New Delhi: Footwear sector revenue is expected to increase by 11 per cent, accompanied by a projected 4 per cent rise in volume according to a report by CRISIL Ratings.
The operating margin is expected to grow by approximately 125 basis points to around 9 per cent due to lower raw material prices, yet it will remain below the pre-pandemic levels of approximately 10 per cent, said the report.
Prices of key raw materials, including ethylene vinyl acetate, rubber, and resins, declined by around 30 per cent over the last fiscal period. Raw materials constitute 45 per cent of the total cost of footwear makers.

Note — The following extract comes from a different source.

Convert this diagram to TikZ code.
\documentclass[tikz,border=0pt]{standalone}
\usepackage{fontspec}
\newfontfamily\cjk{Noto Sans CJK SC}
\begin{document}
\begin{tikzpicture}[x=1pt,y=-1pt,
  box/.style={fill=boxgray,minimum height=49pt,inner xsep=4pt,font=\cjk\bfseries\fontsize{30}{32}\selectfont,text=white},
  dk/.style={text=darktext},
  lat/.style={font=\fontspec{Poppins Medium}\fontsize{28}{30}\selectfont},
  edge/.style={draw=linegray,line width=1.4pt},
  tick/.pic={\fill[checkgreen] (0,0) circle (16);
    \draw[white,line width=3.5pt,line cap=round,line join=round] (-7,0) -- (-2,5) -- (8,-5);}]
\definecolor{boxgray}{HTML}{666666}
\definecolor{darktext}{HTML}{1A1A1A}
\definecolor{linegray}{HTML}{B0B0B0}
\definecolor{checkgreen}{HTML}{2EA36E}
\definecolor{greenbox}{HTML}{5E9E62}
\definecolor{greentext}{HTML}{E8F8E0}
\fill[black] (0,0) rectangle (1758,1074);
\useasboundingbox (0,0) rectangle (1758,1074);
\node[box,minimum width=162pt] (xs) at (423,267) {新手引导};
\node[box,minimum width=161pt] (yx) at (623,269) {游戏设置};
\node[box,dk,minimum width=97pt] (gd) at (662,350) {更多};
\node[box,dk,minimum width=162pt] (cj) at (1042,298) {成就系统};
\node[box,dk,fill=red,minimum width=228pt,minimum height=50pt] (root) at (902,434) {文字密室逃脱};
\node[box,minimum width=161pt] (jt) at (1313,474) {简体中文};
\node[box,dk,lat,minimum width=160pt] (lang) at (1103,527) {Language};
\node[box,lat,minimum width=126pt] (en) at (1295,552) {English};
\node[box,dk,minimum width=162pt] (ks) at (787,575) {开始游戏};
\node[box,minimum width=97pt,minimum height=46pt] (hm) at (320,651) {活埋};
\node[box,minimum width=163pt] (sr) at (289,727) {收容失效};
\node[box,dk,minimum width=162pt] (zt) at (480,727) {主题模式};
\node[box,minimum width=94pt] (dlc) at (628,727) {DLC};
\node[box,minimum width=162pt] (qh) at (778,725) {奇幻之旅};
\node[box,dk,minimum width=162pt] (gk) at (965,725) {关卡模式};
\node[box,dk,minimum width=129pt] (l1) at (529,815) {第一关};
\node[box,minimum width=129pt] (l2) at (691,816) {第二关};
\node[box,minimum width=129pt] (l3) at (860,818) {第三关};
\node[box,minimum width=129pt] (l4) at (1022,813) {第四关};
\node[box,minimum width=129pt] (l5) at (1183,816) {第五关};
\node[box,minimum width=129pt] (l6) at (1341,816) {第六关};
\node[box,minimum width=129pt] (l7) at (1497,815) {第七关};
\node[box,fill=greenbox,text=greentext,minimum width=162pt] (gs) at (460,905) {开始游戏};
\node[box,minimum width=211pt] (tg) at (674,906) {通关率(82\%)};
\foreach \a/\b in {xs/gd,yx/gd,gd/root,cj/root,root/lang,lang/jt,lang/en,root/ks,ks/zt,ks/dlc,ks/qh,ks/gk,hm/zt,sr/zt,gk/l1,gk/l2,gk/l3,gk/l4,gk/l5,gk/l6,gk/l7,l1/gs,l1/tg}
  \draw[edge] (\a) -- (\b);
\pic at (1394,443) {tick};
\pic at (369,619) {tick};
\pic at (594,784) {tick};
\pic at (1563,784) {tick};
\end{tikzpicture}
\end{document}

“Footwear makers have been sharpening focus on the fast-growing fashion/women and athleisure segments after the pandemic, which largely falls in the premium category with average selling prices of Rs 1,000 per pair, or higher. These segments are expected to grow faster at over 15% annually, compared with 11% for the industry as a whole. Operating profitability is also higher at 18% in this segment,” said Nitin Kansal, director, CRISIL Ratings.
According to CRISIL analysis, 43 companies collectively contribute to 15 per cent of the industry’s revenue of Rs 100,000 crore.
Exports declined to 12 per cent in this fiscal year as compared to the growth of 25 per cent in the previous year on the back of reduced demand from Europe and the US, which together constitute three-fourths of India’s footwear exports.